Honestly, just start over with college. And then again at maybe 25. Or whenever you start worrying about employability.
I think that this seems like an overreaction.
If I told you that you had to delete everything here every 4 years to start over, in order to remain employable, you'd probably think that you had enough cover that it isn't necessary. Or that it's too extreme. I'd agree.
And if someone were to say that to me, I'd be offended, as if you want me to always be a tabla rasa in a way that erases my history.
What is more troubling for me about Allyson's cousin is not that she posts this shit and needs to lock it down, but that she feels compelled to come across as a bimbo instead of intelligent. That need to downplay actual aptitude that teen girls sometimes feel is just fucking depressing.
she feels compelled to come across as a bimbo instead of intelligent
I don't know how to begin with that part. She thinks she's just expressing herself honestly. But she isn't. She expressing what she thinks is sexy and edgy to other people. However, most of the equally dumbass-sounding friends on her wall have been congratulating her on her last academic success. So they all seem to know that she's bright, academically.
I'm speaking for myself. I wouldn't want my teen journals (god, can't yet bear to read them) or interactions public when I applied for college. Nor most of the angst of the years leading up to getting my first job. Hell, I wish I'd kept the next decade more private. I won't retract any of it, I'll own up, but. I left a lot more out than I see my teen sharing.
Allyson, I am having clarity issues. Wanting to put up a front of edginess based on sex and drugs is something I see way too often with my students, so I guess I meant the bimbo comment as what I see with them.
It kills me that I'll have NHS students and AP students, mostly girls, trying to create an image of rampant sexuality and drug abuse as a way to take the "stink" of academic achievement off of them.
And I am sure I was guilty of it too in high school: look! I can be a valedictorian AND promiscuous! But now it always makes me sad.
I am VERY GLAD that social media wasn't around in college. Not because I think I would have been posting pictures of me flashing my tits, but I certainly did a lot of crazy, illegal shit BITD, and there were sometimes a lot of people around.
Camera phones, Twitter, FB...shudder.
And Kat, I get your point. I really do. But I was teaching at a school with a huge gang population, not wanna-bes, but the real deal, and students would show me their MySpace page -- do you want to see my dog or my new baby sister? Sure, yes! -- and they would log in, and their profile pic is them and a bunch of kids I recognize, standing around with Bacardi bottles,, blunts and AK's and handguns.
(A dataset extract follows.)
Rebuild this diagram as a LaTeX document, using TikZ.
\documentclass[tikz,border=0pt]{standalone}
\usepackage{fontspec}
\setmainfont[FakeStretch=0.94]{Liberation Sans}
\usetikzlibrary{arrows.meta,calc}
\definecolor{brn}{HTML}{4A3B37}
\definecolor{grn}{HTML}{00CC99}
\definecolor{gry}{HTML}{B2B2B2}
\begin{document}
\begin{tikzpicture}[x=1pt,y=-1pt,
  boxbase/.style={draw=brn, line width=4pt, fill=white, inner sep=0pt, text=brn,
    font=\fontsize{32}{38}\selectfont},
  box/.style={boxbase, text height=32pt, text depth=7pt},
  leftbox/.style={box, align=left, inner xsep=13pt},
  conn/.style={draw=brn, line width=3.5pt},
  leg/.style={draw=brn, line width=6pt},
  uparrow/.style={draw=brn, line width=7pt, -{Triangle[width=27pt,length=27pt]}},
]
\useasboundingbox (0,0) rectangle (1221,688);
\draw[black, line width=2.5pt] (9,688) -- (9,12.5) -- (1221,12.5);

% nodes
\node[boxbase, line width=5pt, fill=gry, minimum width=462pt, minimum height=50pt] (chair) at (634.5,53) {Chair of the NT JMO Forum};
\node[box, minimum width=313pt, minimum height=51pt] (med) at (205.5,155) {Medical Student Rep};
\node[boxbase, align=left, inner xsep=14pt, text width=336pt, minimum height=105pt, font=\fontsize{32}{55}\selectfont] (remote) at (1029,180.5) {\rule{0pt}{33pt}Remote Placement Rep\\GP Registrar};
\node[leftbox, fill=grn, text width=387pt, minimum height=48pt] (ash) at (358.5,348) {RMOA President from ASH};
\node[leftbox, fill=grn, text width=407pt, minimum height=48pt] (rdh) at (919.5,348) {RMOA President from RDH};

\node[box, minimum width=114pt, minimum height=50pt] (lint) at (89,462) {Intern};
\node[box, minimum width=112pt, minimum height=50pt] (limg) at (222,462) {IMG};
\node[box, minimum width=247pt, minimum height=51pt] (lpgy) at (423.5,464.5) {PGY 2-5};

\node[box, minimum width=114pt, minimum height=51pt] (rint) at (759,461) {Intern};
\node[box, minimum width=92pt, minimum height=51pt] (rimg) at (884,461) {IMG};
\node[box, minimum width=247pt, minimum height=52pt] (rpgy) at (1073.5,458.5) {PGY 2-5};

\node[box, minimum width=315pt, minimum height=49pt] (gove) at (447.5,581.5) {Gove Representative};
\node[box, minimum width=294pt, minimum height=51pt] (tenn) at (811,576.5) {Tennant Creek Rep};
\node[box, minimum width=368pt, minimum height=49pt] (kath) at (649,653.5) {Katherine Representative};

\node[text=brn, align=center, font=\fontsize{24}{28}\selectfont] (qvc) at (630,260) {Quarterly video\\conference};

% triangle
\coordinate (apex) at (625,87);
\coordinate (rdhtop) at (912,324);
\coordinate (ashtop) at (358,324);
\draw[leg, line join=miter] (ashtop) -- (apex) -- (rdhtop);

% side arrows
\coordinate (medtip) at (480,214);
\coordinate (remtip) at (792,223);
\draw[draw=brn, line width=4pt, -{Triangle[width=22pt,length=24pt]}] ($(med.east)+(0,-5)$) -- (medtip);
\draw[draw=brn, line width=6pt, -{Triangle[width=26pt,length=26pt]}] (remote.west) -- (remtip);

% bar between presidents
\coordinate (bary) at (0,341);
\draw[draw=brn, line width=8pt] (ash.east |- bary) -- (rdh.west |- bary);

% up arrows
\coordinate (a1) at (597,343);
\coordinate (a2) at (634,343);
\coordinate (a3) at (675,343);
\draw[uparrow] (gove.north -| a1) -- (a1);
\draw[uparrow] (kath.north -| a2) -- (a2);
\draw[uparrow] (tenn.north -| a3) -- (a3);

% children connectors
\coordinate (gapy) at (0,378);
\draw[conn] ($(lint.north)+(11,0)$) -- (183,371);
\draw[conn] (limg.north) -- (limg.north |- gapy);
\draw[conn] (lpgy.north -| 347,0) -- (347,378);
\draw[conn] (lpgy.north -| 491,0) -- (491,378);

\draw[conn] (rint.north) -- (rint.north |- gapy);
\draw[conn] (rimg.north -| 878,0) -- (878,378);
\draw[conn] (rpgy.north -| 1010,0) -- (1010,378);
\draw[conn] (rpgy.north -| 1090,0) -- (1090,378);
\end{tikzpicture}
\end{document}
This is NOT every student, I know, but it was still...worrisome, in so many way.
After happening twice, I was like, sorry, you can show me a camera phone shot of your dog or sister, but you can't show me shit on MySpace, because I am a mandated reporter, and plus, I don't want that shit on my teacher computer.
This was when MySpace was the thing.
But, sara, would you have made your journals public at the time? Probably not. I think expectations around privacy are mutable and we are currently in the process of changing.
Also interesting data.... I did the synthesis project with a group of kids primarily from wealthy-ish westside high schools and uniformly that group said, Sure you can judge people based on what's online so it's okay for institutions to do it. My current students with less social capital all find it appalling that institutions would use public forum info to make decisions.
There's an interesting class difference there.
Did college have a chilling effect on that? It did for me.
Oh, yeah, Kat.
What that says about the importance of keeping up appearances, upholding your position, keeping things on lockdown in a certain financial bracket...
I keep calling her my niece, she's my cousin.
I do this to my two younger boy cousins. They're younger than me. They seem like nephews, not cousins.
I am so glad I wasn't on the internet as a teen. So much drama and angst and ~~drama~~.
My cousin's father is functionally illiterate (this is not an exaggeration, he's severely dyslexic and has never read an actual book) and her mother has drifted in and out of rehab for most of K's life. She's in a lower working class demo, in a pretty poor area. There are no books in her house that don't belong to her, and never have been.
She succeeds academically in spite of it all. But the life stuff? It's making my heart hurt. And I hope it gets better when she goes to college and experiences life with different humans who don't value anti-intellectualism.